My closet is full of rifles
But I imagine myself to be a law-abiding citizen, who gets up every morning and does his duty,so that my chimney will smoke.
If I would hang on the needle or on the bottle,
could someone then agree to my possession of guns?

But perhaps one sees also dangers for the society in too liberal handling .Lawyers would say negligently to it.
Hard to imagine that the Second Amendment was created for guys like Marilyn Manson + Co.
Whether such guys had the founding fathers in mind?

Not unexpected that you do not understand the nature of rights, as enshrined in our constitution. Few enough Americans understand them, and fewer still non-Americans.

The government did not give us our rights. Those rights pre-existed the formation of our government. Some of our founders, notably Alexander Hamilton, were completely against including a list of rights in the constitution for the precise reason that it would be assumed, as you have done, that those rights came from the government itself.

Alexander Hamilton, from Federalist Paper #84
It has been several times truly remarked, that bills of rights are in their origin, stipulations between kings and their subjects, abridgments of prerogative in favor of privilege, reservations of rights not surrendered to the prince.
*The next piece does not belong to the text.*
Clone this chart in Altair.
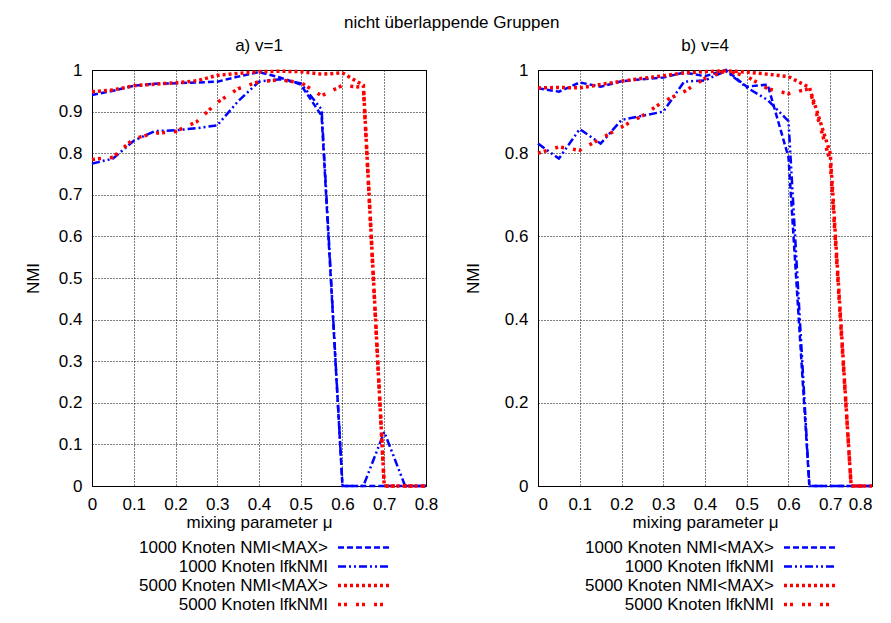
import altair as alt
import pandas as pd

FONT = "Liberation Sans"
FS = 17

mu = [0.0, 0.05, 0.1, 0.15, 0.2, 0.25, 0.3, 0.35, 0.4, 0.45, 0.5, 0.55, 0.6, 0.65, 0.7, 0.75, 0.8]

series_names = ["1000 Knoten NMI<MAX>", "1000 Knoten lfkNMI",
                "5000 Knoten NMI<MAX>", "5000 Knoten lfkNMI"]

# a) v=1
v1_1000_max = [0.940, 0.950, 0.962, 0.967, 0.968, 0.970, 0.972, 0.984, 0.995, 0.982, 0.965, 0.890, 0.0, 0.0, 0.0, 0.0, 0.0]
v1_1000_lfk = [0.775, 0.787, 0.830, 0.853, 0.855, 0.860, 0.867, 0.925, 0.972, 0.978, 0.968, 0.905, 0.0, 0.0, 0.130, 0.0, 0.0]
v1_5000_max = [0.948, 0.952, 0.962, 0.966, 0.969, 0.974, 0.987, 0.992, 0.996, 0.997, 0.996, 0.990, 0.993, 0.963, 0.0, 0.0, 0.0]
v1_5000_lfk = [0.785, 0.790, 0.835, 0.848, 0.852, 0.875, 0.922, 0.955, 0.972, 0.976, 0.970, 0.938, 0.963, 0.958, 0.0, 0.0, 0.0]

# b) v=4
v4_1000_max = [0.956, 0.948, 0.970, 0.960, 0.973, 0.978, 0.982, 0.994, 0.985, 1.000, 0.960, 0.965, 0.790, 0.0, 0.0, 0.0, 0.0]
v4_1000_lfk = [0.823, 0.787, 0.858, 0.823, 0.880, 0.890, 0.900, 0.972, 0.975, 0.998, 0.958, 0.928, 0.877, 0.0, 0.0, 0.0, 0.0]
v4_5000_max = [0.957, 0.958, 0.957, 0.965, 0.973, 0.980, 0.986, 0.993, 0.996, 0.998, 0.995, 0.990, 0.984, 0.958, 0.800, 0.0, 0.0]
v4_5000_lfk = [0.800, 0.815, 0.807, 0.835, 0.863, 0.890, 0.924, 0.948, 0.980, 0.998, 0.985, 0.955, 0.943, 0.955, 0.780, 0.0, 0.0]

x_ticks = [0, 0.1, 0.2, 0.3, 0.4, 0.5, 0.6, 0.7, 0.8]
y_ticks_a = [0, 0.1, 0.2, 0.3, 0.4, 0.5, 0.6, 0.7, 0.8, 0.9, 1]
y_ticks_b = [0, 0.2, 0.4, 0.6, 0.8, 1]

colors = ["#0000ff", "#0000ff", "#ff0000", "#ff0000"]
dashes = [[6, 3], [8, 3, 2, 3, 2, 3], [3, 3], [3, 3, 3, 9]]
widths = [2.5, 2.5, 3.5, 3.5]

W, H = 334, 416
LEG_STEP = 19


def panel(title, series_values, y_ticks, title_pad, flush):
    x = alt.X("mu:Q", scale=alt.Scale(domain=[0, 0.8], nice=False),
              axis=alt.Axis(values=x_ticks, format="~g", labelFlush=flush,
                            title="mixing parameter μ", labelPadding=10,
                            titlePadding=2.5))
    y = alt.Y("nmi:Q", scale=alt.Scale(domain=[0, 1], nice=False),
              axis=alt.Axis(values=y_ticks, format="~g", title="NMI",
                            labelPadding=10, titlePadding=title_pad))
    layers = []
    for vals, c, d, w in zip(series_values, colors, dashes, widths):
        df = pd.DataFrame({"mu": mu, "nmi": vals})
        layers.append(
            alt.Chart(df).mark_line(color=c, strokeDash=d, strokeWidth=w,
                                    strokeCap="butt", strokeJoin="miter")
            .encode(x=x, y=y)
        )
    return alt.layer(*layers).properties(
        width=W, height=H,
        title=alt.TitleParams(title, font=FONT, fontSize=FS, fontWeight="normal",
                              anchor="middle", offset=6.5),
    )


def legend():
    ldf = pd.DataFrame({"series": series_names})
    y = alt.Y("series:N", scale=alt.Scale(domain=series_names), axis=None)
    txt = alt.Chart(ldf).mark_text(align="right", baseline="middle", font=FONT,
                                   fontSize=FS, color="black").encode(
        x=alt.value(236), y=y, text="series:N")
    layers = [txt]
    for n, c, d, w in zip(series_names, colors, dashes, widths):
        layers.append(
            alt.Chart(pd.DataFrame({"series": [n]}))
            .mark_rule(color=c, strokeDash=d, strokeWidth=w, strokeCap="butt")
            .encode(x=alt.value(246), x2=alt.value(297), y=y)
        )
    return alt.layer(*layers).properties(
        width=W, height=4 * LEG_STEP, view=alt.ViewBackground(stroke="transparent"))


left = alt.vconcat(
    panel("a) v=1", [v1_1000_max, v1_1000_lfk, v1_5000_max, v1_5000_lfk], y_ticks_a, 16, False),
    legend(), spacing=6)
right = alt.vconcat(
    panel("b) v=4", [v4_1000_max, v4_1000_lfk, v4_5000_max, v4_5000_lfk], y_ticks_b, 21.5, 5),
    legend(), spacing=6)

chart = alt.hconcat(left, right, spacing=25).properties(
    title=alt.TitleParams("nicht überlappende Gruppen", font=FONT, fontSize=FS,
                          fontWeight="normal", anchor="middle", offset=4),
    padding={"left": 15, "top": 6, "right": 0, "bottom": 0},
).configure_view(
    stroke="black", strokeWidth=1
).configure_axis(
    labelFont=FONT, labelFontSize=FS, labelColor="black",
    titleFont=FONT, titleFontSize=FS, titleFontWeight="normal", titleColor="black",
    domainColor="black", domainWidth=1,
    ticks=False, tickSize=0,
    grid=True, gridColor="black", gridDash=[1, 2], gridWidth=1, gridOpacity=1,
).configure_title(color="black")

chart.save("out.html", embed_options={"renderer": "svg", "actions": False})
Such was Magna Carta, obtained by the Barons, sword in hand, from king John...It is evident, therefore, that according to their primitive signification, they have no application to constitutions professedly founded upon the power of the people, and executed by their immediate representatives and servants. Here, in strictness, the people surrender nothing, and as they retain every thing, they have no need of particular reservations. "We the people of the United States, to secure the blessings of liberty to ourselves and our posterity, do ordain and establish this constitution for the United States of America." Here is a better recognition of popular rights than volumes of those aphorisms which make the principal figure in several of our state bills of rights, and which would sound much better in a treatise of ethics than in a constitution of government....
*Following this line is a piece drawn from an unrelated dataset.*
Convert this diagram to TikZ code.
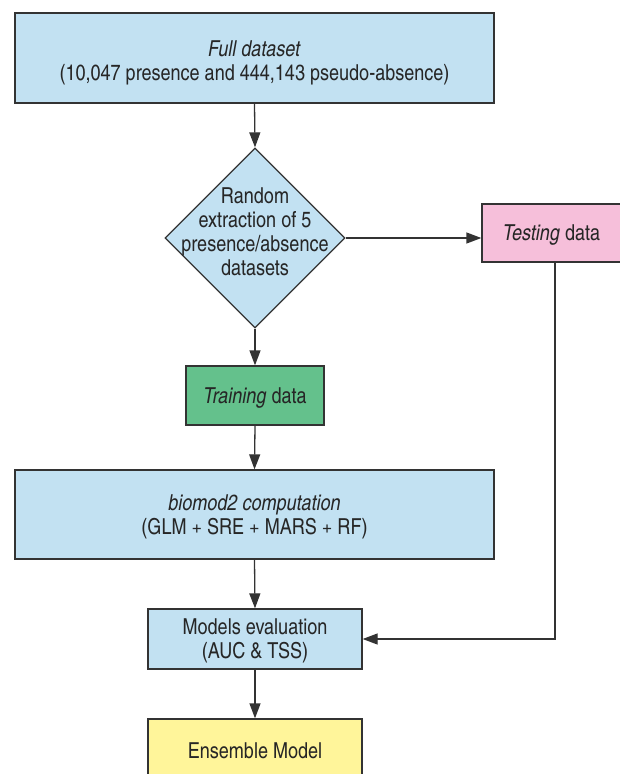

I go further, and affirm that bills of rights, in the sense and in the extent in which they are contended for, are not only unnecessary in the proposed constitution, but would even be dangerous. They would contain various exceptions to powers which are not granted; and on this very account, would afford a colorable pretext to claim more than were granted. For why declare that things shall not be done which there is no power to do? Why for instance, should it be said, that the liberty of the press shall not be restrained, when no power is given by which restrictions may be imposed? I will not contend that such a provision would confer a regulating power; but it is evident that it would furnish, to men disposed to usurp, a plausible pretense for claiming that power.
 
stug, it is gut wrenching for me to see politicians punish law abiding citizens because of the act of a terrorist and or an otherwise deranged individual. Laws should have to pass the test of "LOGIC" before being put on the books. If lawmakers cannot prove that the new law will have the desired effect it cannot be implemented. I.E. be able to prove without a shadow of a doubt that this action will 100 % preclude any future mass killings of innocents. I wonder if they remember or know what a Molotov Cocktail is. A simple bottle, partially filled with gasoline and a burning rag. If thrown into a crowd a lot of damage is going to be done. Yet none of the readily available ingredients has been banned. It puzzles me to no end how "STUPID" gets elected to govern.

Yeppers. Nothing like trying to craft legislation for Black Swan events.